The black market for marijuana in Colorado isn’t what it used to be.
Nine or 10 years ago, the narrative of illicit cannabis in the state focused on illegally grown product filtering in from Mexico, California and elsewhere. Now it seems officials and experts are more concerned about Colorado-grown marijuana infiltrating other states, a trend that is seeing a significant upward trajectory, according to data obtained by The Denver Post.
“In a lot of ways, our legal industry has become the black market for other states,” said Tom Gorman, director of the Rocky Mountain High Intensity Drug Trafficking Area.
Although some facets of Colorado pot are simple to quantify — taxes, sales, demand — the black and gray markets are by definition difficult to track, especially in the first year of legal recreational sales. It doesn’t help that the underground market is a complex, multi-headed beast.
“There are four black markets,” said Mark Kleiman, a professor of public policy at the University of California Los Angeles. “There’s people growing it in Colorado to sell in Colorado. People bringing stuff up from Mexico to sell in Colorado. People with medical cards reselling their marijuana in state and out of state, including sales to minors. And there may be some diversion from the commercial market: People buying it retail in Denver and selling it in Chicago or somewhere else.”
For example: The black market is straight up illegal. The gray market represents gray areas of the law among unlicensed, unregulated caregivers.
So what do the local black and gray markets for marijuana look like almost a year after recreational sales started on Jan. 1?
“We say this with regard to everything on these societal impact-type questions: It’s too early to tell,” said Ashley Kilroy, the city of Denver’s executive director of marijuana policy.
Some industry experts agree with Kilroy on that point.
“It’s absurd that a system that has grown over 80 years would end in a week or a year,” said Mason Tvert, communications director for the Marijuana Policy Project and a director on Colorado’s pot-legalizing “Yes on 64” campaign. “This is an issue that cannot be addressed in a year.”

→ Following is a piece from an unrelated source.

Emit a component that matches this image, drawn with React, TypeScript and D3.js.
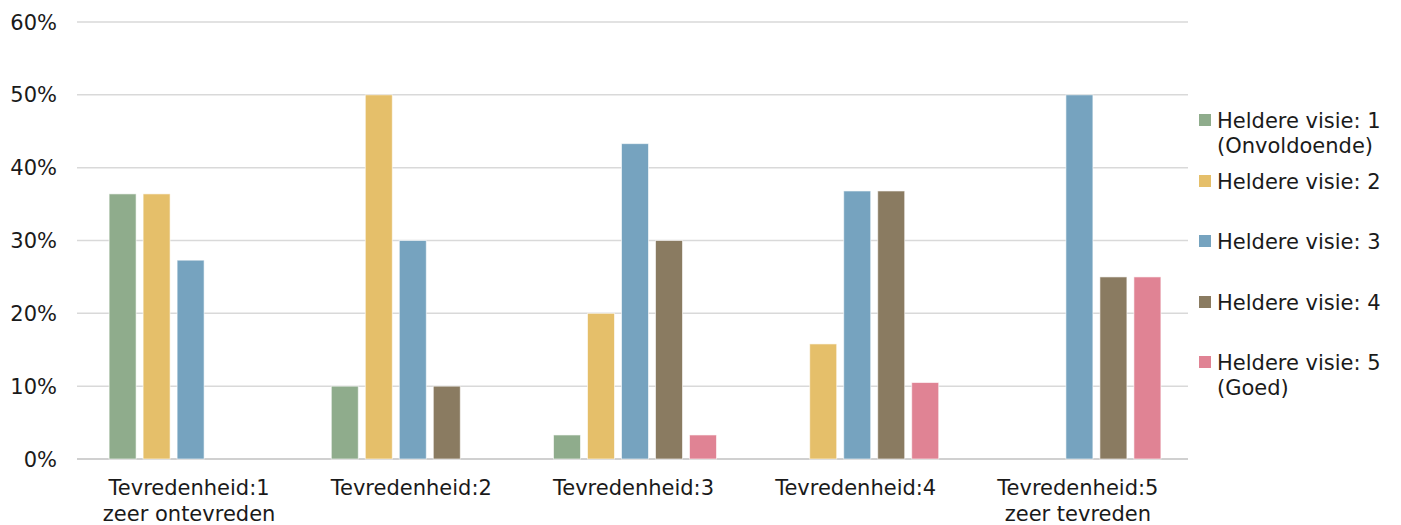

With the pot coming into Colorado, the situation looks to be improving. Some Mexican marijuana growers have abandoned the crop entirely because stateside legalization has cut wholesale costs in half. “I wish the Americans would stop with this legalization,” 50-year-old lifelong pot farmer Rodrigo Silla told The Washington Post in April. Another Mexican farmer, identified only as Nabor, told NPR in November: “If the U.S. continues to legalize pot, they’ll run us into the ground.”
But with the pot leaving Colorado, a sticking point for the U.S. Justice Department is that it must prevent “the diversion of marijuana from states where it is legal … to other states.” The situation is getting worse. There is substantial data pointing toward an increase in the amount of legal and illegal pot being seized on its way out of Colorado to other states.
The number of Postal Service-mailed packages containing pot intercepted in Colorado increased by 1,280 percent from 2010, when there were 15 seizures, to 2013, when there were 207, according to HIDTA, a federally-funded drug task force. (The data did not include FedEx, UPS or other carriers.) The agency said the pounds of marijuana in those packages increased by 762 percent in the same time period, from 57.2 pounds in 2010 to 493 pounds in 2013.
“Some of the pot is out of dispensaries,” said Gorman, who spent 30 years with California’s Bureau of Narcotic Enforcement. “Some is out of retail stores, some is out of home grows, some is from co-ops, some is from patients and caregivers — you take that whole segment, and that to me is what the black market looks like now in Colorado.”